Read the cut and paste before, many times. But again, I don't see anyone headed for the Supreme Court any time in the near future--although there are some who would like to stack the court in hopes of getting the decision that they desire.<quoted text>Because abortion is now a business, a big money generator. If you listen to what the left considers some of the finest legal minds say about Roe v Wade, you'd be upset Reader:
Laurence Tribe— Harvard Law School.: "Behind its own verbal smokescreen, the substantive judgment on which it rests is nowhere to be found."
The Supreme Court, 1972 Term—Foreword: Toward a Model of Roles in the Due Process of Life and Law,” 87 Harvard Law Review 1, 7 (1973)
Ruth Bader Ginsburg — Associate Justice of the U.S. Supreme Court:
“Roe, I believe, would have been more acceptable as a judicial decision if it had not gone beyond a ruling on the extreme statute before the court.… Heavy-handed judicial intervention was difficult to justify and appears to have provoked, not resolved, conflict.”
North Carolina Law Review, 1985
John Hart Ely — Yale Law School, Harvard Law School, Stanford Law School
Roe “is not constitutional law and gives almost no sense of an obligation to try to be.”

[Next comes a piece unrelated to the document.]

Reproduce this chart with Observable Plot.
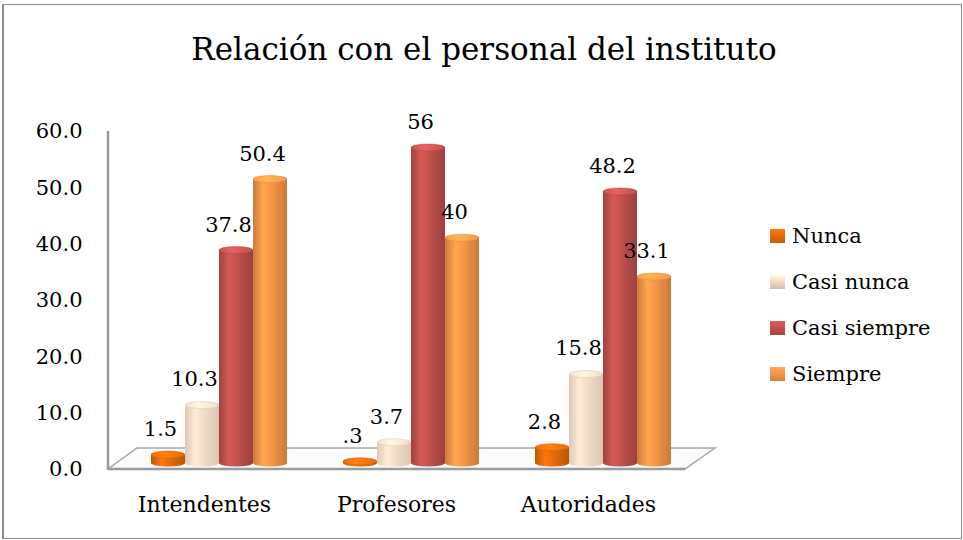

“What is frightening about Roe is that this super-protected right is not inferable from the language of the Constitution, the framers’ thinking respecting the specific problem in issue, any general value derivable from the provisions they included, or the nation’s governmental structure. Nor is it explainable in terms of the unusual political impotence of the group judicially protected vis-à-vis the interest that legislatively prevailed over it.… At times the inferences the Court has drawn from the values the Constitution marks for special protection have been controversial, even shaky, but never before has its sense of an obligation to draw one been so obviously lacking.”
“The Wages of Crying Wolf: A Comment on Roe v. Wade,” 82 Yale Law Journal, 920, 935-937 (1973).
Richard Cohen — Washington Post
“[T]he very basis of the Roe v. Wade decision — the one that grounds abortion rights in the Constitution — strikes many people now as faintly ridiculous. Whatever abortion may be, it cannot simply be a matter of privacy.”
“As a layman, it’s hard for me to raise profound constitutional objections to the decision. But it is not hard to say it confounds our common-sense understanding of what privacy is.
“If a Supreme Court ruling is going to affect so many people then it ought to rest on perfectly clear logic and up-to-date science. Roe , with its reliance on trimesters and viability, has a musty feel to it, and its argument about privacy raises more questions than it answers.
Roe “is a Supreme Court decision whose reasoning has not held up. It seems more fiat than argument.”
“Still, a bad decision is a bad decision. If the best we can say for it is that the end justifies the means, then we have not only lost the argument — but a bit of our soul as well.”
“Support Choice, Not Roe” Washington Post, October 19, 2005.
But, let's see some credible figures on abortion as a big money generator.